§ **Information supplied**
^^^^
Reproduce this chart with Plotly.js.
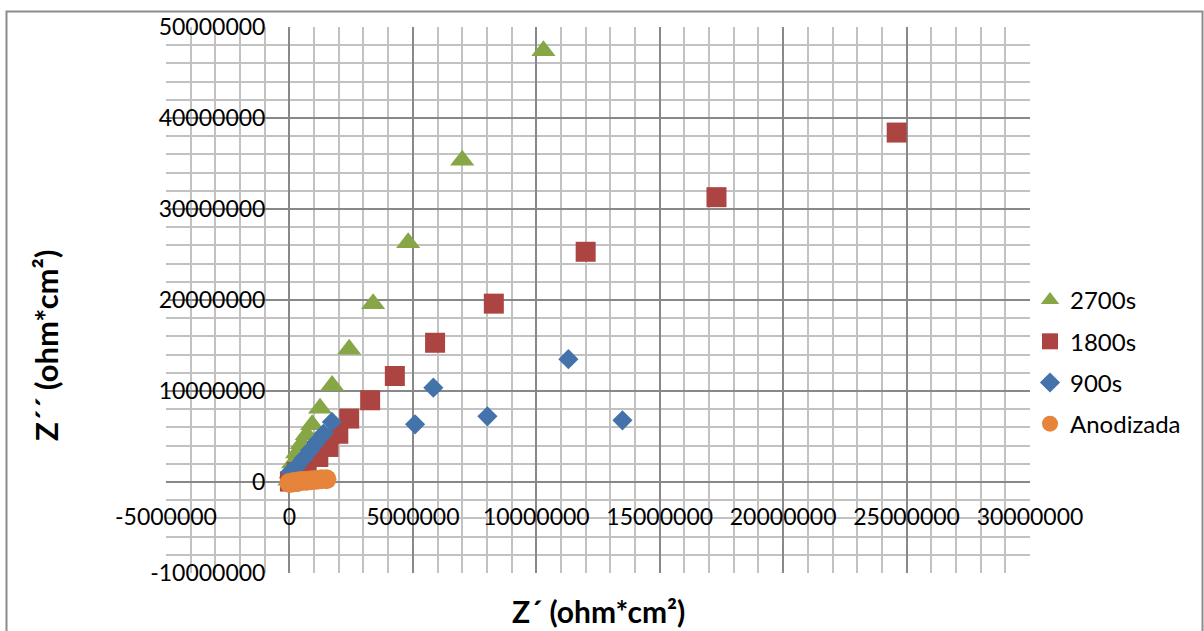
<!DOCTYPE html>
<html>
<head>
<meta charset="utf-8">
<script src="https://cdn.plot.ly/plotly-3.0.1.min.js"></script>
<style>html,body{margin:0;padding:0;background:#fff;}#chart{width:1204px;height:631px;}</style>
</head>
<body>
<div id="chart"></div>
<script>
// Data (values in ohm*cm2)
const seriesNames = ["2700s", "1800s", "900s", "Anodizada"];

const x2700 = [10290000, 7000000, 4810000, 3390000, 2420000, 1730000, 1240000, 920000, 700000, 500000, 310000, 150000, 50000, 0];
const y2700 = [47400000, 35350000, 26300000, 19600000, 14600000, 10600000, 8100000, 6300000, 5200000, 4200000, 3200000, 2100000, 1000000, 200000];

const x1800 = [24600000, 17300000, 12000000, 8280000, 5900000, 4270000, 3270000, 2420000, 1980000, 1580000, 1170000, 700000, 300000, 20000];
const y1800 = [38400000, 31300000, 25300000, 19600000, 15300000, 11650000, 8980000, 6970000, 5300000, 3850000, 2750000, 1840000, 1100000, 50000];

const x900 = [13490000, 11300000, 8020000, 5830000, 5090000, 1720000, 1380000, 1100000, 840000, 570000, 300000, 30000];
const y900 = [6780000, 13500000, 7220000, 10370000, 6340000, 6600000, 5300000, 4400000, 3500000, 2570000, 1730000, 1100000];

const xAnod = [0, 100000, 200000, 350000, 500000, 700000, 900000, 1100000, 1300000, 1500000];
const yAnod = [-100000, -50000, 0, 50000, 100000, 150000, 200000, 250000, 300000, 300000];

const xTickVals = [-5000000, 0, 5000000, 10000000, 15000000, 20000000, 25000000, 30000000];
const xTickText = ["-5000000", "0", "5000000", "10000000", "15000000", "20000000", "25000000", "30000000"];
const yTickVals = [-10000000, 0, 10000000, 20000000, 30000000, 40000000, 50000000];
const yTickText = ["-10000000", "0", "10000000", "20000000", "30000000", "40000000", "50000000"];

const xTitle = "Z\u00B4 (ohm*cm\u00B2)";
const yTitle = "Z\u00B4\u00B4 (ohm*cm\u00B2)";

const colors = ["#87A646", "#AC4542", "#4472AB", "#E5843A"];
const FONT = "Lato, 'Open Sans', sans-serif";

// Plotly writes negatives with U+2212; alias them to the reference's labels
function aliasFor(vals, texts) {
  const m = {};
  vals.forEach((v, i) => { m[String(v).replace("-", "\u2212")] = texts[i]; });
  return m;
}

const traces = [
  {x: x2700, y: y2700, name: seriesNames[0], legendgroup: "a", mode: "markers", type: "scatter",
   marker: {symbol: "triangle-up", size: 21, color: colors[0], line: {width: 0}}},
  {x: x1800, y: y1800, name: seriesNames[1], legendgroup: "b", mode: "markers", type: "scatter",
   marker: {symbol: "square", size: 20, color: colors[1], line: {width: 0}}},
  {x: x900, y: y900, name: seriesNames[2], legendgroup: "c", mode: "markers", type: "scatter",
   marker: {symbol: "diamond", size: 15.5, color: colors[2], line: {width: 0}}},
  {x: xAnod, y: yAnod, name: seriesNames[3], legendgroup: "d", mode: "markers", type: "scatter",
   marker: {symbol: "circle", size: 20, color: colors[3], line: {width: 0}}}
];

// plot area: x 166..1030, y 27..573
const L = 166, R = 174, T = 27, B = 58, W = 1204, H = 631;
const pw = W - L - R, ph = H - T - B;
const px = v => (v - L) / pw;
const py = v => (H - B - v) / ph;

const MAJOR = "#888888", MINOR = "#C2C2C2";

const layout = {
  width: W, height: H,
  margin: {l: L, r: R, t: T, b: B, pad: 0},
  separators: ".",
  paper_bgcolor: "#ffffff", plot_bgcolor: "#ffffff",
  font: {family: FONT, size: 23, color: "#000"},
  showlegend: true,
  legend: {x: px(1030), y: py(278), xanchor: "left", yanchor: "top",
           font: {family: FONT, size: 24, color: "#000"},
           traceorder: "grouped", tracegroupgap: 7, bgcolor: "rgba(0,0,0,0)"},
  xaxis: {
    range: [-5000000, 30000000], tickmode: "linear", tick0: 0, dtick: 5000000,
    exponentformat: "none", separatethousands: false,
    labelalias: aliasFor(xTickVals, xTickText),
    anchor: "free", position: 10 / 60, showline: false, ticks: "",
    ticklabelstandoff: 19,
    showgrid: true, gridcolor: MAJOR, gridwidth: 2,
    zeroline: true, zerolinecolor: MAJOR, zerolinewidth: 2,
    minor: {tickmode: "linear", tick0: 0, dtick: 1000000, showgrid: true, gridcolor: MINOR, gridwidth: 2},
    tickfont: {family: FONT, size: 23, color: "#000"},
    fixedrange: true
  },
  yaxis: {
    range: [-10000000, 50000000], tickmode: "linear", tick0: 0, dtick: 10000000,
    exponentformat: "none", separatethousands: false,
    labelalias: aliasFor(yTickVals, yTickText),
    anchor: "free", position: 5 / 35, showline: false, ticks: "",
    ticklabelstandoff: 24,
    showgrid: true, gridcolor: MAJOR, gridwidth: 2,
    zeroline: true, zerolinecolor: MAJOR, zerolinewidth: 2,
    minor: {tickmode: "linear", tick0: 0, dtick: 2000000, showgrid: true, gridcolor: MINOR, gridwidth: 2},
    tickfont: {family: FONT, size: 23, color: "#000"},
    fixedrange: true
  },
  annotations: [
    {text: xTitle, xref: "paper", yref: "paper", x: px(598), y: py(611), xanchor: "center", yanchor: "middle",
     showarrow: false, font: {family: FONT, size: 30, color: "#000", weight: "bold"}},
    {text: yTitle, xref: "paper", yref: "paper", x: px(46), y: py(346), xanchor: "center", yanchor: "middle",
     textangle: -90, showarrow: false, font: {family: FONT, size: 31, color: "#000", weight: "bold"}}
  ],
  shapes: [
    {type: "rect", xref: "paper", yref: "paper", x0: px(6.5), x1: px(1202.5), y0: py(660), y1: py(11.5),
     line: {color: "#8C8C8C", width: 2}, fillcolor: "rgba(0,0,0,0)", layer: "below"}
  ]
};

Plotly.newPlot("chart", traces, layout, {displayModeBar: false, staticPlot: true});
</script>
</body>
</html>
^^^^
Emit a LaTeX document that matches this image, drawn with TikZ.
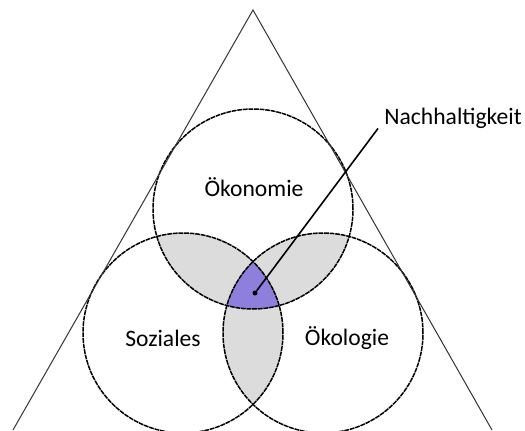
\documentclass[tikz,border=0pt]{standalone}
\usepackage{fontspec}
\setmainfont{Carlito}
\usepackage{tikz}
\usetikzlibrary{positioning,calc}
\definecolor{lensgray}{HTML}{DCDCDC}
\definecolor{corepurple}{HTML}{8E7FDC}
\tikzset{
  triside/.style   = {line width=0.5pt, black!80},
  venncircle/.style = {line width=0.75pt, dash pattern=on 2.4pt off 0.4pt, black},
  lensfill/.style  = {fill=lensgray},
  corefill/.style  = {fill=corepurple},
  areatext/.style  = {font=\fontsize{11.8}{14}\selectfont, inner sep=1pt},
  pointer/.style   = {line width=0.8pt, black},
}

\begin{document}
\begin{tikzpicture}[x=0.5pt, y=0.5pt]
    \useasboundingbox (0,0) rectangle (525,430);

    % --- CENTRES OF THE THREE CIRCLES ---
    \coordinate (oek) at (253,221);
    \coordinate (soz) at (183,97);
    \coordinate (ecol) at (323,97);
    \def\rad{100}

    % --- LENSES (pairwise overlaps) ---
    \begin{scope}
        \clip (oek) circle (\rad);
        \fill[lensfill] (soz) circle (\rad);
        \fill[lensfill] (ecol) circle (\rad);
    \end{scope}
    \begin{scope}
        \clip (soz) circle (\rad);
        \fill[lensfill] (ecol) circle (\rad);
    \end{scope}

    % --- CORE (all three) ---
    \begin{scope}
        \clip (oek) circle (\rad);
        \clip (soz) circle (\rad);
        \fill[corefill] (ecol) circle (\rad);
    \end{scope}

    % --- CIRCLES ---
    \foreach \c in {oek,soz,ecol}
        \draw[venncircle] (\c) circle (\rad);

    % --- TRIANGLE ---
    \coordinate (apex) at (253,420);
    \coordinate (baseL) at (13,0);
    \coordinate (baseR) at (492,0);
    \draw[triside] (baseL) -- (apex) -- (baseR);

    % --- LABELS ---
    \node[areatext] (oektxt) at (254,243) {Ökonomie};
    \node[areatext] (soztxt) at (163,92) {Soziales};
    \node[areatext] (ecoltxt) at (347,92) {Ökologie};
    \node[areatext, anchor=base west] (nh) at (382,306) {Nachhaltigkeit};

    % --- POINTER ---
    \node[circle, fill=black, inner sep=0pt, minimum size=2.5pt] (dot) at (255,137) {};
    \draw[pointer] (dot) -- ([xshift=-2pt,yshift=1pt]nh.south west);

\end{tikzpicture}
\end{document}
^^^^
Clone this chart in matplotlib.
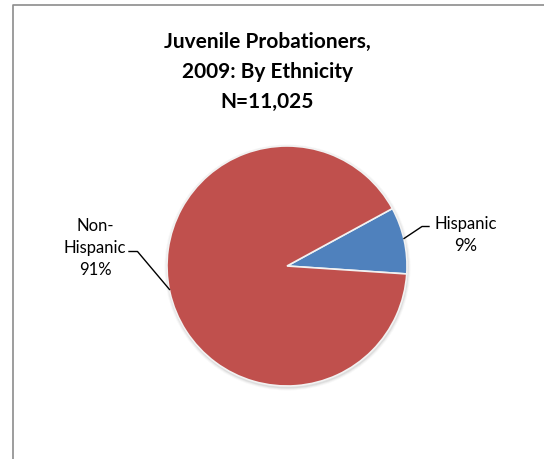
^^^^
§ **Challenge**
Write out again exactly the lines above from the one with "Reproduce this chart with Plotly.js." through the one with "2100000, 1000000, 200000];", adding no other lines and no pictures.

§ **Finished task**
Reproduce this chart with Plotly.js.
<!DOCTYPE html>
<html>
<head>
<meta charset="utf-8">
<script src="https://cdn.plot.ly/plotly-3.0.1.min.js"></script>
<style>html,body{margin:0;padding:0;background:#fff;}#chart{width:1204px;height:631px;}</style>
</head>
<body>
<div id="chart"></div>
<script>
// Data (values in ohm*cm2)
const seriesNames = ["2700s", "1800s", "900s", "Anodizada"];

const x2700 = [10290000, 7000000, 4810000, 3390000, 2420000, 1730000, 1240000, 920000, 700000, 500000, 310000, 150000, 50000, 0];
const y2700 = [47400000, 35350000, 26300000, 19600000, 14600000, 10600000, 8100000, 6300000, 5200000, 4200000, 3200000, 2100000, 1000000, 200000];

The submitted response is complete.